**Set problem**
Return each line of the listing below, unchanged, and omit the images.

**Provided material**
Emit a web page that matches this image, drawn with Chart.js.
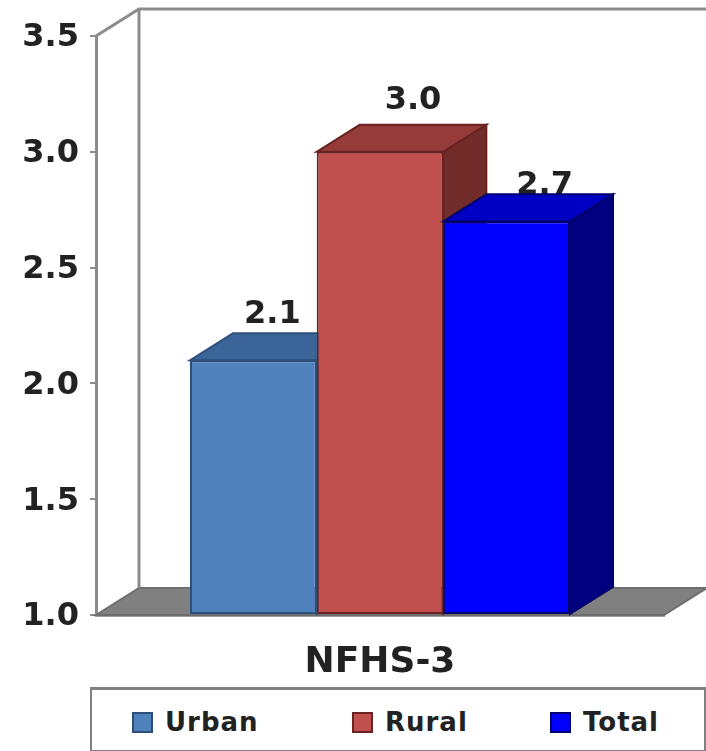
<!DOCTYPE html>
<html>
<head>
<meta charset="utf-8">
<title>NFHS-3</title>
<script src="https://cdn.jsdelivr.net/npm/chart.js@4/dist/chart.umd.min.js"></script>
<style>
  html, body { margin: 0; padding: 0; background: #fff; }
  #wrap { position: relative; width: 706px; height: 751px; overflow: hidden; filter: blur(0.6px); }
  #chart { position: absolute; left: 0; top: 0; }
  #legend {
    position: absolute; left: 90px; top: 687px; width: 612px; height: 60px;
    border: 2px solid #808080; border-top-width: 3px; background: #fff;
    font: bold 26px "DejaVu Sans", sans-serif; letter-spacing: 1px; color: #222;
  }
  .item { position: absolute; top: 18px; line-height: 28px; white-space: nowrap; }
  .swatch {
    position: absolute; top: 4px; left: 0; width: 21px; height: 21px; box-sizing: border-box;
    border: 2px solid;
  }
  .item span.txt { margin-left: 33px; }
</style>
</head>
<body>
<div id="wrap">
  <canvas id="chart" width="706" height="688"></canvas>
  <div id="legend"></div>
</div>
<script>
const categories = ['NFHS-3'];
const seriesNames = ['Urban', 'Rural', 'Total'];
const urbanValues = [2.1];
const ruralValues = [3.0];
const totalValues = [2.7];
const yMin = 1.0, yMax = 3.5, yStep = 0.5;

const FRONT  = ['#4f81bd', '#c0504d', '#0000ff'];
const TOP    = ['#3b6499', '#953b39', '#0000c4'];
const SIDE   = ['#2f5080', '#722c2a', '#000080'];
const EDGE   = ['#2c4f7c', '#6a2320', '#00006e'];

// depth of the fake 3D box
const DX = 43, DY = 27;
// where the value labels sit relative to the bar's top centre
const LABEL_DX = [19, 33, 38];
const LABEL_DY = [-46, -51, -36];
const LEGEND_LEFT = [40, 260, 458];

function poly(ctx, pts, fill, stroke, lw) {
  ctx.beginPath();
  pts.forEach((p, i) => i ? ctx.lineTo(p[0], p[1]) : ctx.moveTo(p[0], p[1]));
  ctx.closePath();
  if (fill) { ctx.fillStyle = fill; ctx.fill(); }
  if (stroke) { ctx.strokeStyle = stroke; ctx.lineWidth = lw || 2; ctx.stroke(); }
}

// ── back wall, floor, value labels, bars left to right ───────
const box3d = {
  id: 'box3d',
  beforeDatasetDraw() {
    return false; // bars are drawn below, so that the right one overlaps
  },
  beforeDatasetsDraw(chart) {
    const { ctx, chartArea: a } = chart;
    ctx.save();
    poly(ctx, [[a.left, a.bottom], [a.left + DX, a.bottom - DY], [a.right + DX, a.bottom - DY], [a.right, a.bottom]], '#808080', '#6e6e6e', 2);
    ctx.strokeStyle = '#8c8c8c';
    ctx.lineWidth = 3;
    ctx.beginPath();
    ctx.moveTo(a.left, a.top);
    ctx.lineTo(a.left + DX, a.top - DY);
    ctx.lineTo(a.right + DX, a.top - DY);
    ctx.moveTo(a.left + DX, a.top - DY);
    ctx.lineTo(a.left + DX, a.bottom - DY);
    ctx.stroke();

    ctx.fillStyle = '#222';
    ctx.font = 'bold 32px "DejaVu Sans"';
    ctx.textAlign = 'center';
    ctx.textBaseline = 'middle';
    chart.data.datasets.forEach((ds, i) => {
      const bar = chart.getDatasetMeta(i).data[0];
      ctx.fillText(ds.data[0].toFixed(1), bar.x + LABEL_DX[i], bar.y + LABEL_DY[i]);
    });
    ctx.restore();
  },
  afterDatasetsDraw(chart) {
    const { ctx } = chart;
    chart.data.datasets.forEach((ds, i) => {
      const meta = chart.getDatasetMeta(i);
      const bar = meta.data[0];
      const half = bar.width / 2;
      const l = bar.x - half, r = bar.x + half, t = bar.y, b = bar.base;
      ctx.save();
      poly(ctx, [[l, t], [l + DX, t - DY], [r + DX, t - DY], [r, t]], TOP[i], EDGE[i], 2);
      poly(ctx, [[r, t], [r + DX, t - DY], [r + DX, b - DY], [r, b]], SIDE[i], EDGE[i], 2);
      ctx.restore();
      meta.controller.draw();
    });
  }
};

new Chart(document.getElementById('chart'), {
  type: 'bar',
  data: {
    labels: categories,
    datasets: [
      { label: seriesNames[0], data: urbanValues },
      { label: seriesNames[1], data: ruralValues },
      { label: seriesNames[2], data: totalValues }
    ].map((d, i) => ({ ...d, base: yMin, backgroundColor: FRONT[i], borderColor: EDGE[i], borderWidth: 2, borderSkipped: false }))
  },
  options: {
    responsive: false,
    animation: false,
    events: [],
    layout: { padding: { top: 36, right: 42, left: 0, bottom: 0 } },
    datasets: { bar: { categoryPercentage: 0.669, barPercentage: 1 } },
    plugins: { legend: { display: false }, tooltip: { enabled: false } },
    scales: {
      x: {
        afterFit: s => { s.height = 73; },
        grid: { display: false },
        border: { display: true, color: '#9a9a9a', width: 3 },
        ticks: { color: '#222', padding: 18, font: { family: '"DejaVu Sans"', weight: 'bold', size: 36 } }
      },
      y: {
        min: yMin, max: yMax,
        afterFit: s => { s.width = 96; },
        grid: { drawOnChartArea: false, color: '#8c8c8c', tickLength: 6, lineWidth: 2 },
        border: { display: true, color: '#8c8c8c', width: 3 },
        ticks: {
          stepSize: yStep, color: '#222', padding: 11, labelOffset: 2,
          font: { family: '"DejaVu Sans"', weight: 'bold', size: 32 },
          callback: v => v.toFixed(1)
        }
      }
    }
  },
  plugins: [box3d]
});

// ── legend ───────────────────────────────────────────────────
document.getElementById('legend').innerHTML = seriesNames.map((name, i) => `
  <div class="item" style="left:${LEGEND_LEFT[i]}px">
    <div class="swatch" style="background:${FRONT[i]};border-color:${EDGE[i]}"></div><span class="txt">${name}</span>
  </div>`).join('');
</script>
</body>
</html>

**Final result**
Emit a web page that matches this image, drawn with Chart.js.
<!DOCTYPE html>
<html>
<head>
<meta charset="utf-8">
<title>NFHS-3</title>
<script src="https://cdn.jsdelivr.net/npm/chart.js@4/dist/chart.umd.min.js"></script>
<style>
  html, body { margin: 0; padding: 0; background: #fff; }
  #wrap { position: relative; width: 706px; height: 751px; overflow: hidden; filter: blur(0.6px); }
  #chart { position: absolute; left: 0; top: 0; }
  #legend {
    position: absolute; left: 90px; top: 687px; width: 612px; height: 60px;
    border: 2px solid #808080; border-top-width: 3px; background: #fff;
    font: bold 26px "DejaVu Sans", sans-serif; letter-spacing: 1px; color: #222;
  }
  .item { position: absolute; top: 18px; line-height: 28px; white-space: nowrap; }
  .swatch {
    position: absolute; top: 4px; left: 0; width: 21px; height: 21px; box-sizing: border-box;
    border: 2px solid;
  }
  .item span.txt { margin-left: 33px; }
</style>
</head>
<body>
<div id="wrap">
  <canvas id="chart" width="706" height="688"></canvas>
  <div id="legend"></div>
</div>
<script>
const categories = ['NFHS-3'];
const seriesNames = ['Urban', 'Rural', 'Total'];
const urbanValues = [2.1];
const ruralValues = [3.0];
const totalValues = [2.7];
const yMin = 1.0, yMax = 3.5, yStep = 0.5;

const FRONT  = ['#4f81bd', '#c0504d', '#0000ff'];
const TOP    = ['#3b6499', '#953b39', '#0000c4'];
const SIDE   = ['#2f5080', '#722c2a', '#000080'];
const EDGE   = ['#2c4f7c', '#6a2320', '#00006e'];

// depth of the fake 3D box
const DX = 43, DY = 27;
// where the value labels sit relative to the bar's top centre
const LABEL_DX = [19, 33, 38];
const LABEL_DY = [-46, -51, -36];
const LEGEND_LEFT = [40, 260, 458];

function poly(ctx, pts, fill, stroke, lw) {
  ctx.beginPath();
  pts.forEach((p, i) => i ? ctx.lineTo(p[0], p[1]) : ctx.moveTo(p[0], p[1]));
  ctx.closePath();
  if (fill) { ctx.fillStyle = fill; ctx.fill(); }
  if (stroke) { ctx.strokeStyle = stroke; ctx.lineWidth = lw || 2; ctx.stroke(); }
}

// ── back wall, floor, value labels, bars left to right ───────
const box3d = {
  id: 'box3d',
  beforeDatasetDraw() {
    return false; // bars are drawn below, so that the right one overlaps
  },
  beforeDatasetsDraw(chart) {
    const { ctx, chartArea: a } = chart;
    ctx.save();
    poly(ctx, [[a.left, a.bottom], [a.left + DX, a.bottom - DY], [a.right + DX, a.bottom - DY], [a.right, a.bottom]], '#808080', '#6e6e6e', 2);
    ctx.strokeStyle = '#8c8c8c';
    ctx.lineWidth = 3;
    ctx.beginPath();
    ctx.moveTo(a.left, a.top);
    ctx.lineTo(a.left + DX, a.top - DY);
    ctx.lineTo(a.right + DX, a.top - DY);
    ctx.moveTo(a.left + DX, a.top - DY);
    ctx.lineTo(a.left + DX, a.bottom - DY);
    ctx.stroke();

    ctx.fillStyle = '#222';
    ctx.font = 'bold 32px "DejaVu Sans"';
    ctx.textAlign = 'center';
    ctx.textBaseline = 'middle';
    chart.data.datasets.forEach((ds, i) => {
      const bar = chart.getDatasetMeta(i).data[0];
      ctx.fillText(ds.data[0].toFixed(1), bar.x + LABEL_DX[i], bar.y + LABEL_DY[i]);
    });
    ctx.restore();
  },
  afterDatasetsDraw(chart) {
    const { ctx } = chart;
    chart.data.datasets.forEach((ds, i) => {
      const meta = chart.getDatasetMeta(i);
      const bar = meta.data[0];
      const half = bar.width / 2;
      const l = bar.x - half, r = bar.x + half, t = bar.y, b = bar.base;
      ctx.save();
      poly(ctx, [[l, t], [l + DX, t - DY], [r + DX, t - DY], [r, t]], TOP[i], EDGE[i], 2);
      poly(ctx, [[r, t], [r + DX, t - DY], [r + DX, b - DY], [r, b]], SIDE[i], EDGE[i], 2);
      ctx.restore();
      meta.controller.draw();
    });
  }
};

new Chart(document.getElementById('chart'), {
  type: 'bar',
  data: {
    labels: categories,
    datasets: [
      { label: seriesNames[0], data: urbanValues },
      { label: seriesNames[1], data: ruralValues },
      { label: seriesNames[2], data: totalValues }
    ].map((d, i) => ({ ...d, base: yMin, backgroundColor: FRONT[i], borderColor: EDGE[i], borderWidth: 2, borderSkipped: false }))
  },
  options: {
    responsive: false,
    animation: false,
    events: [],
    layout: { padding: { top: 36, right: 42, left: 0, bottom: 0 } },
    datasets: { bar: { categoryPercentage: 0.669, barPercentage: 1 } },
    plugins: { legend: { display: false }, tooltip: { enabled: false } },
    scales: {
      x: {
        afterFit: s => { s.height = 73; },
        grid: { display: false },
        border: { display: true, color: '#9a9a9a', width: 3 },
        ticks: { color: '#222', padding: 18, font: { family: '"DejaVu Sans"', weight: 'bold', size: 36 } }
      },
      y: {
        min: yMin, max: yMax,
        afterFit: s => { s.width = 96; },
        grid: { drawOnChartArea: false, color: '#8c8c8c', tickLength: 6, lineWidth: 2 },
        border: { display: true, color: '#8c8c8c', width: 3 },
        ticks: {
          stepSize: yStep, color: '#222', padding: 11, labelOffset: 2,
          font: { family: '"DejaVu Sans"', weight: 'bold', size: 32 },
          callback: v => v.toFixed(1)
        }
      }
    }
  },
  plugins: [box3d]
});

// ── legend ───────────────────────────────────────────────────
document.getElementById('legend').innerHTML = seriesNames.map((name, i) => `
  <div class="item" style="left:${LEGEND_LEFT[i]}px">
    <div class="swatch" style="background:${FRONT[i]};border-color:${EDGE[i]}"></div><span class="txt">${name}</span>
  </div>`).join('');
</script>
</body>
</html>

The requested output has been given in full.